- SET TASK
Skip every picture and transcribe the remaining material exactly.
++++++++
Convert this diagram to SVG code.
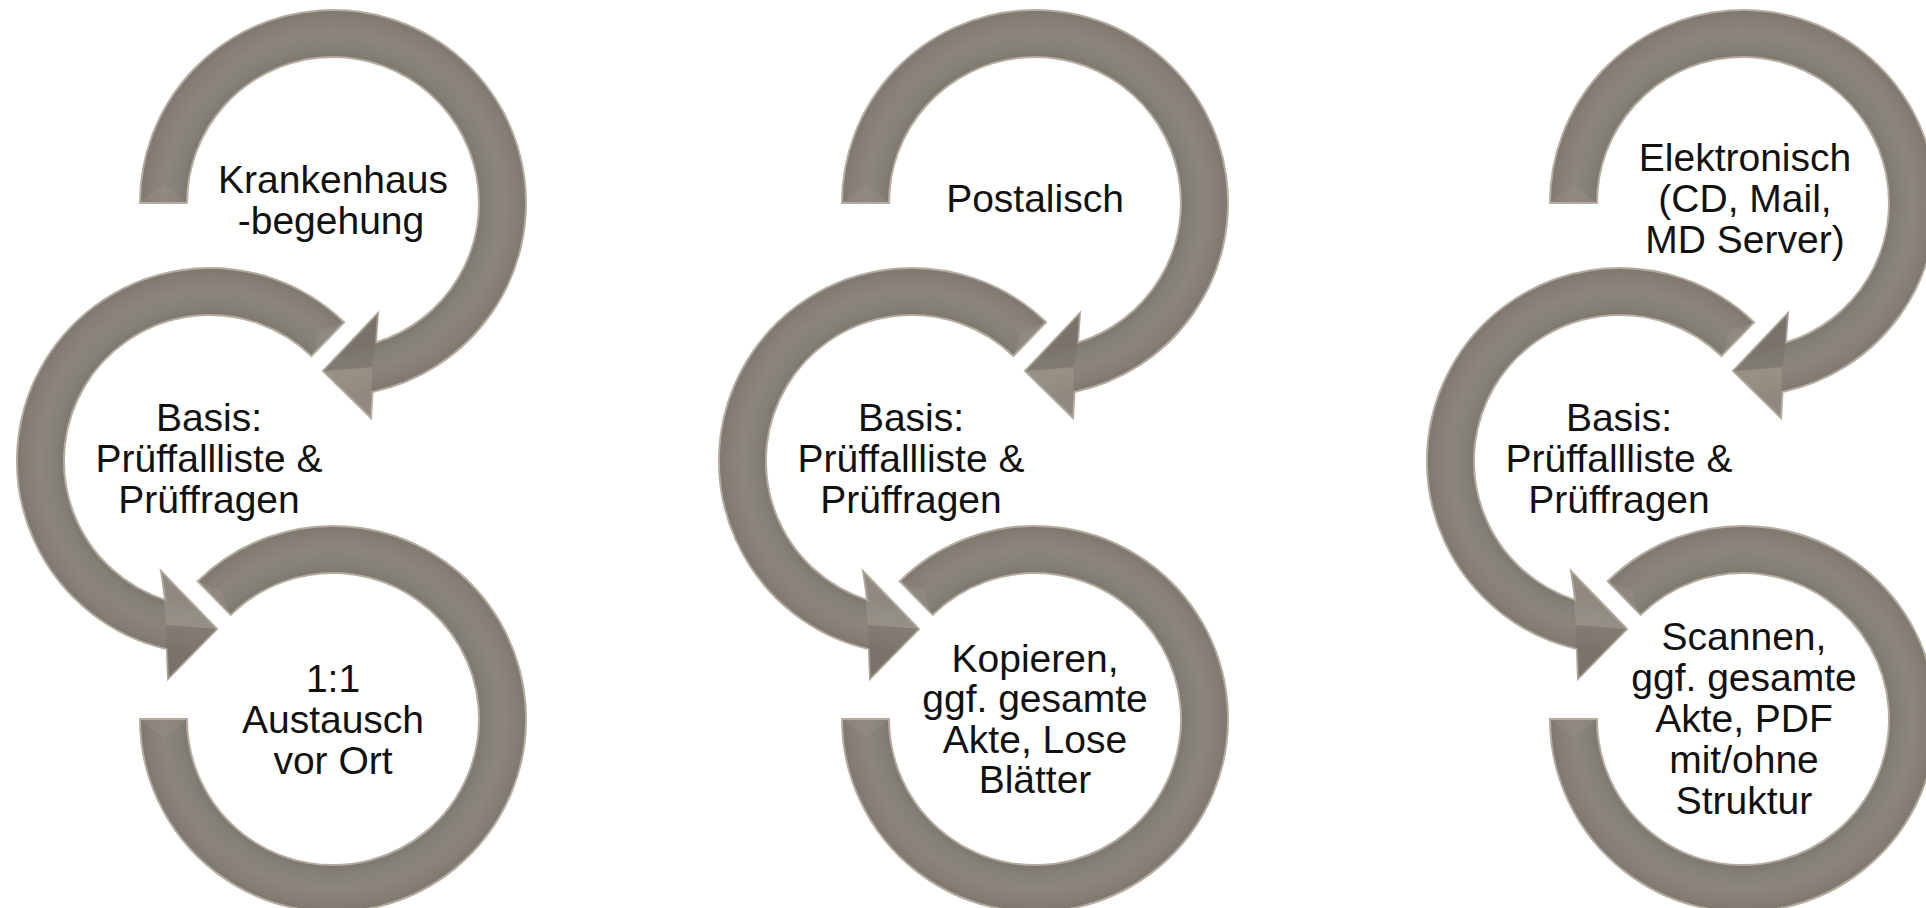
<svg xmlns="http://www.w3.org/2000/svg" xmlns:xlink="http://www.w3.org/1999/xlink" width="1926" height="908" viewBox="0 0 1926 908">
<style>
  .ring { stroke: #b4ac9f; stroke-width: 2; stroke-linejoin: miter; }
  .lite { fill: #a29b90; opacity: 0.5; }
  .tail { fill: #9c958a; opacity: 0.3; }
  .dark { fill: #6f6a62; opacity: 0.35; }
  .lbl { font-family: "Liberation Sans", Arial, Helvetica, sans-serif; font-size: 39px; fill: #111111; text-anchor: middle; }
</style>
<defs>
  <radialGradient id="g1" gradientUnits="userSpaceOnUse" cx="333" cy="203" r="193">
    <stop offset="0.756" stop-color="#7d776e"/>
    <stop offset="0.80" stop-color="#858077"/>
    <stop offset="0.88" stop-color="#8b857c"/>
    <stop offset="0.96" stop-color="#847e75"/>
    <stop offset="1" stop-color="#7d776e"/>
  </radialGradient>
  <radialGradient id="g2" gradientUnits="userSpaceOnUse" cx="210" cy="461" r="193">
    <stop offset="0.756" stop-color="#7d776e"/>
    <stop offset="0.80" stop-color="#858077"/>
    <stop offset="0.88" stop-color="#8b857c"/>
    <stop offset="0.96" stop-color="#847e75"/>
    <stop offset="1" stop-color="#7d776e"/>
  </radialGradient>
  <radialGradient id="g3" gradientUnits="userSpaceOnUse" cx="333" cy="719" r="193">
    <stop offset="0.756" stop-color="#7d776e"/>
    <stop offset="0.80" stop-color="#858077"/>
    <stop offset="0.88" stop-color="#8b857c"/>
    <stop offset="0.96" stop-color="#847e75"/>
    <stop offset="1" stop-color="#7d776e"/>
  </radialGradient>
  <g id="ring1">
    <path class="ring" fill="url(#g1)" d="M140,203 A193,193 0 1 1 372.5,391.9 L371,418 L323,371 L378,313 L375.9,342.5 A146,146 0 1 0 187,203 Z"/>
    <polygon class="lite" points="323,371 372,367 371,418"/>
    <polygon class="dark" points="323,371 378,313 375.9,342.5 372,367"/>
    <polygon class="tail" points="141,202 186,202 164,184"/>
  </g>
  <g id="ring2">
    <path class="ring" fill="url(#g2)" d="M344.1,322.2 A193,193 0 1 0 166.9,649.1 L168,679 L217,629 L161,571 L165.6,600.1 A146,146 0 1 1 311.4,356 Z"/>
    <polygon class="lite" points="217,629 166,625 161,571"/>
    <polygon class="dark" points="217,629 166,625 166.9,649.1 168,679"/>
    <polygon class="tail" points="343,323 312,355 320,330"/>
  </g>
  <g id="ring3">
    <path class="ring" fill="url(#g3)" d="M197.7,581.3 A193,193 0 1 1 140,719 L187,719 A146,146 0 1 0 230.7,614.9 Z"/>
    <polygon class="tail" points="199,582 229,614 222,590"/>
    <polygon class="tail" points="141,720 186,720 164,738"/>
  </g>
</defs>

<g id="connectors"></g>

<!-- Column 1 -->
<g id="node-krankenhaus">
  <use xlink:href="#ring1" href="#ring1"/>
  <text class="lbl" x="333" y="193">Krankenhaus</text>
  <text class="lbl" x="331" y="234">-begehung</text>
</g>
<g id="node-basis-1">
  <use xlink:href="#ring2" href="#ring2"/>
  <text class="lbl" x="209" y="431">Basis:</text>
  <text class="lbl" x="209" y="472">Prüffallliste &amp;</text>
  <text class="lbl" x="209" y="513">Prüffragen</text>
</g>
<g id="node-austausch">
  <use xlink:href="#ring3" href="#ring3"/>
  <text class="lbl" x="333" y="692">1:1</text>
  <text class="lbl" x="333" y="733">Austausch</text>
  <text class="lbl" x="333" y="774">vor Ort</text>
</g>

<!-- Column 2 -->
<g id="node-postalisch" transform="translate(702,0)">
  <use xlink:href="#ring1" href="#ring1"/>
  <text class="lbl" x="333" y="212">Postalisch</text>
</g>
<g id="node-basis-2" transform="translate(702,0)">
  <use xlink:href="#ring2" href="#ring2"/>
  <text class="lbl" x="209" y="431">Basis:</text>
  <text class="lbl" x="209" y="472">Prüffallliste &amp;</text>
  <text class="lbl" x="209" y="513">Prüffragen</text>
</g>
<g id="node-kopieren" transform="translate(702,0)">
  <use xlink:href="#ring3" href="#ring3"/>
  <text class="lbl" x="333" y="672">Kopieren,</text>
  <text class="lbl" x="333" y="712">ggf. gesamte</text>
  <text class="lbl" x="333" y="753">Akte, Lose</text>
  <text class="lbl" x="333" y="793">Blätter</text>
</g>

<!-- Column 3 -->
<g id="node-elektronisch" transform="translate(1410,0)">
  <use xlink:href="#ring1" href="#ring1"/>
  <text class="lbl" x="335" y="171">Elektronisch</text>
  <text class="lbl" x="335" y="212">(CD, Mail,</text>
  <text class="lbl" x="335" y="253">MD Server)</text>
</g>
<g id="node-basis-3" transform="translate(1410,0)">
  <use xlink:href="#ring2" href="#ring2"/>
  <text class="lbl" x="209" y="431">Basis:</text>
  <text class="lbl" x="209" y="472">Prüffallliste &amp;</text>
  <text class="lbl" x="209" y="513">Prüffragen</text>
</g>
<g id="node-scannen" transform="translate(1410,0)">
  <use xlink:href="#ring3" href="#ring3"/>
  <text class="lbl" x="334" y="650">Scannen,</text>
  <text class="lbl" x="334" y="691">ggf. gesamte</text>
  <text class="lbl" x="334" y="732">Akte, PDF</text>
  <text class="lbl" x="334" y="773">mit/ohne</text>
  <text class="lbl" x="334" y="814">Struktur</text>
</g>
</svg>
++++++++
- SOLUTION
Convert this diagram to SVG code.
<svg xmlns="http://www.w3.org/2000/svg" xmlns:xlink="http://www.w3.org/1999/xlink" width="1926" height="908" viewBox="0 0 1926 908">
<style>
  .ring { stroke: #b4ac9f; stroke-width: 2; stroke-linejoin: miter; }
  .lite { fill: #a29b90; opacity: 0.5; }
  .tail { fill: #9c958a; opacity: 0.3; }
  .dark { fill: #6f6a62; opacity: 0.35; }
  .lbl { font-family: "Liberation Sans", Arial, Helvetica, sans-serif; font-size: 39px; fill: #111111; text-anchor: middle; }
</style>
<defs>
  <radialGradient id="g1" gradientUnits="userSpaceOnUse" cx="333" cy="203" r="193">
    <stop offset="0.756" stop-color="#7d776e"/>
    <stop offset="0.80" stop-color="#858077"/>
    <stop offset="0.88" stop-color="#8b857c"/>
    <stop offset="0.96" stop-color="#847e75"/>
    <stop offset="1" stop-color="#7d776e"/>
  </radialGradient>
  <radialGradient id="g2" gradientUnits="userSpaceOnUse" cx="210" cy="461" r="193">
    <stop offset="0.756" stop-color="#7d776e"/>
    <stop offset="0.80" stop-color="#858077"/>
    <stop offset="0.88" stop-color="#8b857c"/>
    <stop offset="0.96" stop-color="#847e75"/>
    <stop offset="1" stop-color="#7d776e"/>
  </radialGradient>
  <radialGradient id="g3" gradientUnits="userSpaceOnUse" cx="333" cy="719" r="193">
    <stop offset="0.756" stop-color="#7d776e"/>
    <stop offset="0.80" stop-color="#858077"/>
    <stop offset="0.88" stop-color="#8b857c"/>
    <stop offset="0.96" stop-color="#847e75"/>
    <stop offset="1" stop-color="#7d776e"/>
  </radialGradient>
  <g id="ring1">
    <path class="ring" fill="url(#g1)" d="M140,203 A193,193 0 1 1 372.5,391.9 L371,418 L323,371 L378,313 L375.9,342.5 A146,146 0 1 0 187,203 Z"/>
    <polygon class="lite" points="323,371 372,367 371,418"/>
    <polygon class="dark" points="323,371 378,313 375.9,342.5 372,367"/>
    <polygon class="tail" points="141,202 186,202 164,184"/>
  </g>
  <g id="ring2">
    <path class="ring" fill="url(#g2)" d="M344.1,322.2 A193,193 0 1 0 166.9,649.1 L168,679 L217,629 L161,571 L165.6,600.1 A146,146 0 1 1 311.4,356 Z"/>
    <polygon class="lite" points="217,629 166,625 161,571"/>
    <polygon class="dark" points="217,629 166,625 166.9,649.1 168,679"/>
    <polygon class="tail" points="343,323 312,355 320,330"/>
  </g>
  <g id="ring3">
    <path class="ring" fill="url(#g3)" d="M197.7,581.3 A193,193 0 1 1 140,719 L187,719 A146,146 0 1 0 230.7,614.9 Z"/>
    <polygon class="tail" points="199,582 229,614 222,590"/>
    <polygon class="tail" points="141,720 186,720 164,738"/>
  </g>
</defs>

<g id="connectors"></g>

<!-- Column 1 -->
<g id="node-krankenhaus">
  <use xlink:href="#ring1" href="#ring1"/>
  <text class="lbl" x="333" y="193">Krankenhaus</text>
  <text class="lbl" x="331" y="234">-begehung</text>
</g>
<g id="node-basis-1">
  <use xlink:href="#ring2" href="#ring2"/>
  <text class="lbl" x="209" y="431">Basis:</text>
  <text class="lbl" x="209" y="472">Prüffallliste &amp;</text>
  <text class="lbl" x="209" y="513">Prüffragen</text>
</g>
<g id="node-austausch">
  <use xlink:href="#ring3" href="#ring3"/>
  <text class="lbl" x="333" y="692">1:1</text>
  <text class="lbl" x="333" y="733">Austausch</text>
  <text class="lbl" x="333" y="774">vor Ort</text>
</g>

<!-- Column 2 -->
<g id="node-postalisch" transform="translate(702,0)">
  <use xlink:href="#ring1" href="#ring1"/>
  <text class="lbl" x="333" y="212">Postalisch</text>
</g>
<g id="node-basis-2" transform="translate(702,0)">
  <use xlink:href="#ring2" href="#ring2"/>
  <text class="lbl" x="209" y="431">Basis:</text>
  <text class="lbl" x="209" y="472">Prüffallliste &amp;</text>
  <text class="lbl" x="209" y="513">Prüffragen</text>
</g>
<g id="node-kopieren" transform="translate(702,0)">
  <use xlink:href="#ring3" href="#ring3"/>
  <text class="lbl" x="333" y="672">Kopieren,</text>
  <text class="lbl" x="333" y="712">ggf. gesamte</text>
  <text class="lbl" x="333" y="753">Akte, Lose</text>
  <text class="lbl" x="333" y="793">Blätter</text>
</g>

<!-- Column 3 -->
<g id="node-elektronisch" transform="translate(1410,0)">
  <use xlink:href="#ring1" href="#ring1"/>
  <text class="lbl" x="335" y="171">Elektronisch</text>
  <text class="lbl" x="335" y="212">(CD, Mail,</text>
  <text class="lbl" x="335" y="253">MD Server)</text>
</g>
<g id="node-basis-3" transform="translate(1410,0)">
  <use xlink:href="#ring2" href="#ring2"/>
  <text class="lbl" x="209" y="431">Basis:</text>
  <text class="lbl" x="209" y="472">Prüffallliste &amp;</text>
  <text class="lbl" x="209" y="513">Prüffragen</text>
</g>
<g id="node-scannen" transform="translate(1410,0)">
  <use xlink:href="#ring3" href="#ring3"/>
  <text class="lbl" x="334" y="650">Scannen,</text>
  <text class="lbl" x="334" y="691">ggf. gesamte</text>
  <text class="lbl" x="334" y="732">Akte, PDF</text>
  <text class="lbl" x="334" y="773">mit/ohne</text>
  <text class="lbl" x="334" y="814">Struktur</text>
</g>
</svg>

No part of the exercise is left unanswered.